My typical shower is fifteen minutes long–even when I wash my hair–which I could argue “isn’t that bad.” But let’s look into that number a little further, shall we? A little internet research shows that an average, non-water saving showerhead uses 3.8 gallons of water per minute. That means that for my fifteen minute “not that bad” shower, I am using 57 gallons of water. Fifty-seven! By comparison, the average African family uses about 5 gallons of water a day (www.water.org).
Since I grew up in Africa (my folks are missionaries), that statistic rings true and convicted me to be more water-wise. With Africa in mind, I did the only thing I could think of to fix my water waste problem: I bought a bucket.

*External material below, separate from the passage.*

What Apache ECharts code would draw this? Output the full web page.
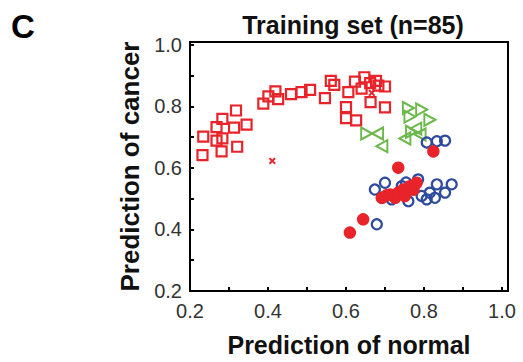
<!DOCTYPE html>
<html>
<head>
<meta charset="utf-8">
<script src="https://cdn.jsdelivr.net/npm/echarts@6/dist/echarts.min.js"></script>
<style>
  html, body { margin: 0; padding: 0; background: #fff; }
  #chart { width: 523px; height: 362px; }
</style>
</head>
<body>
<div id="chart"></div>
<script>
// ---- data (x = prediction of normal, y = prediction of cancer) ----
const panelLabel = 'C';
const chartTitle = 'Training set (n=85)';
const xTitle = 'Prediction of normal';
const yTitle = 'Prediction of cancer';
const tickLabels = ['0.2', '0.4', '0.6', '0.8', '1.0'];

const redSquares = [
  [0.234, 0.702], [0.232, 0.642], [0.268, 0.733], [0.283, 0.760], [0.268, 0.689],
  [0.283, 0.696], [0.281, 0.654], [0.318, 0.787], [0.313, 0.731], [0.345, 0.741],
  [0.321, 0.669], [0.388, 0.809], [0.401, 0.833], [0.419, 0.849], [0.426, 0.824],
  [0.459, 0.840], [0.486, 0.847], [0.508, 0.854], [0.546, 0.827], [0.561, 0.883],
  [0.570, 0.870], [0.606, 0.847], [0.623, 0.881], [0.647, 0.895], [0.640, 0.858],
  [0.662, 0.876], [0.677, 0.883], [0.683, 0.868], [0.700, 0.865], [0.663, 0.814],
  [0.700, 0.797], [0.600, 0.798], [0.600, 0.762], [0.626, 0.755]
];
const redCrosses = [[0.411, 0.623], [0.666, 0.844]];
const greenRight = [
  [0.653, 0.712], [0.760, 0.795], [0.764, 0.767], [0.794, 0.790], [0.815, 0.757], [0.768, 0.718]
];
const greenLeft = [
  [0.681, 0.712], [0.692, 0.671], [0.751, 0.696], [0.790, 0.709], [0.779, 0.728]
];
const blueCircles = [
  [0.807, 0.683], [0.833, 0.687], [0.854, 0.689], [0.674, 0.530], [0.700, 0.552],
  [0.692, 0.503], [0.726, 0.509], [0.743, 0.541], [0.760, 0.492], [0.785, 0.563],
  [0.794, 0.509], [0.815, 0.520], [0.833, 0.547], [0.828, 0.503], [0.854, 0.520],
  [0.871, 0.547], [0.807, 0.498], [0.679, 0.417], [0.717, 0.498], [0.772, 0.530],
  [0.754, 0.553]
];
const redDots = [
  [0.824, 0.654], [0.734, 0.601], [0.644, 0.433], [0.610, 0.390],
  [0.692, 0.503], [0.713, 0.514], [0.734, 0.520], [0.747, 0.530], [0.764, 0.541],
  [0.781, 0.552], [0.751, 0.509], [0.726, 0.503], [0.773, 0.530], [0.704, 0.511]
];

// ---- chart ----
const FONT = '"Liberation Sans", Arial, sans-serif';
const RED = '#e8232a', GREEN = '#6cb84c', BLUE = '#2d4a9e';

function fmt(v) {
  const t = v * 10;
  if (Math.abs(t - Math.round(t)) > 1e-6) return '';
  const s = v.toFixed(1);
  return tickLabels.indexOf(s) >= 0 ? s : '';
}

const chart = echarts.init(document.getElementById('chart'), null, { renderer: 'svg' });
chart.setOption({
  animation: false,
  backgroundColor: '#fff',
  grid: {
    left: 190, right: 15, top: 42, bottom: 70,
    show: true, borderColor: '#000', borderWidth: 2, backgroundColor: 'transparent'
  },
  xAxis: {
    type: 'value', min: 0.2, max: 1.0154, interval: 0.1,
    name: xTitle, nameLocation: 'middle', nameGap: 41,
    nameTextStyle: { fontFamily: FONT, fontSize: 25, fontWeight: 'bold', color: '#111' },
    axisLine: { show: true, onZero: false, lineStyle: { color: '#000', width: 2 } },
    axisTick: { show: true, inside: true, length: 4, lineStyle: { color: '#000', width: 2 } },
    axisLabel: { formatter: fmt, fontFamily: FONT, fontSize: 20, color: '#333', margin: 10,
                 showMaxLabel: true, showMinLabel: true, hideOverlap: false },
    splitLine: { show: false }
  },
  yAxis: {
    type: 'value', min: 0.2, max: 1.0097, interval: 0.1,
    name: yTitle, nameLocation: 'middle', nameGap: 46,
    nameTextStyle: { fontFamily: FONT, fontSize: 26, fontWeight: 'bold', color: '#111' },
    axisLine: { show: true, onZero: false, lineStyle: { color: '#000', width: 2 } },
    axisTick: { show: true, inside: true, length: 4, lineStyle: { color: '#000', width: 2 } },
    axisLabel: { formatter: fmt, fontFamily: FONT, fontSize: 20, color: '#333', margin: 8,
                 padding: [0, 0, 8, 0], hideOverlap: false },
    splitLine: { show: false }
  },
  graphic: [
    { type: 'text', left: 11, top: 10,
      style: { text: panelLabel, font: 'bold 33px ' + FONT, fill: '#000' } },
    { type: 'text', x: 353, y: 25,
      style: { text: chartTitle, font: 'bold 25px ' + FONT, fill: '#111',
               align: 'center', verticalAlign: 'middle' } }
  ],
  series: [
    { type: 'scatter', data: redSquares, symbol: 'rect', symbolSize: 10,
      itemStyle: { color: 'transparent', borderColor: RED, borderWidth: 2.2, opacity: 1 } },
    { type: 'scatter', data: redCrosses,
      symbol: 'path://M0,2L2,0L5,3L8,0L10,2L7,5L10,8L8,10L5,7L2,10L0,8L3,5Z', symbolSize: 7,
      itemStyle: { color: RED, opacity: 1 } },
    { type: 'scatter', data: greenRight, symbol: 'triangle', symbolSize: [12, 11], symbolRotate: -90,
      itemStyle: { color: 'transparent', borderColor: GREEN, borderWidth: 2, opacity: 1 } },
    { type: 'scatter', data: greenLeft, symbol: 'triangle', symbolSize: [12, 11], symbolRotate: 90,
      itemStyle: { color: 'transparent', borderColor: GREEN, borderWidth: 2, opacity: 1 } },
    { type: 'scatter', data: blueCircles, symbol: 'circle', symbolSize: 10,
      itemStyle: { color: 'transparent', borderColor: BLUE, borderWidth: 2.2, opacity: 1 } },
    { type: 'scatter', data: redDots, symbol: 'circle', symbolSize: 12.5,
      itemStyle: { color: RED, opacity: 1 } }
  ]
});
</script>
</body>
</html>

Now, instead of using ~57 gallons of water per shower, I can use less than five–even when washing my hair. For those of you who may have never taken a bucket bath, the premise is simple: fill a bucket of water to the temperature of your liking and use that water to bathe. It helps if you have a cup and a sponge (or shower poof, if you prefer). Use the cup to get wet, then soap up using the sponge or poof. Use the cup again to rinse yourself off. Voila! You probably used about two gallons of water.
If the idea of keeping a bucket in your tub or shower doesn’t sound all that enticing, you can get similar results by turning off the water in the shower when you are not actively rinsing, etc. For me, the bucket method works best since leaving the shower running is just too darn tempting.
What are your feelings about going green? Any tips for conserving water?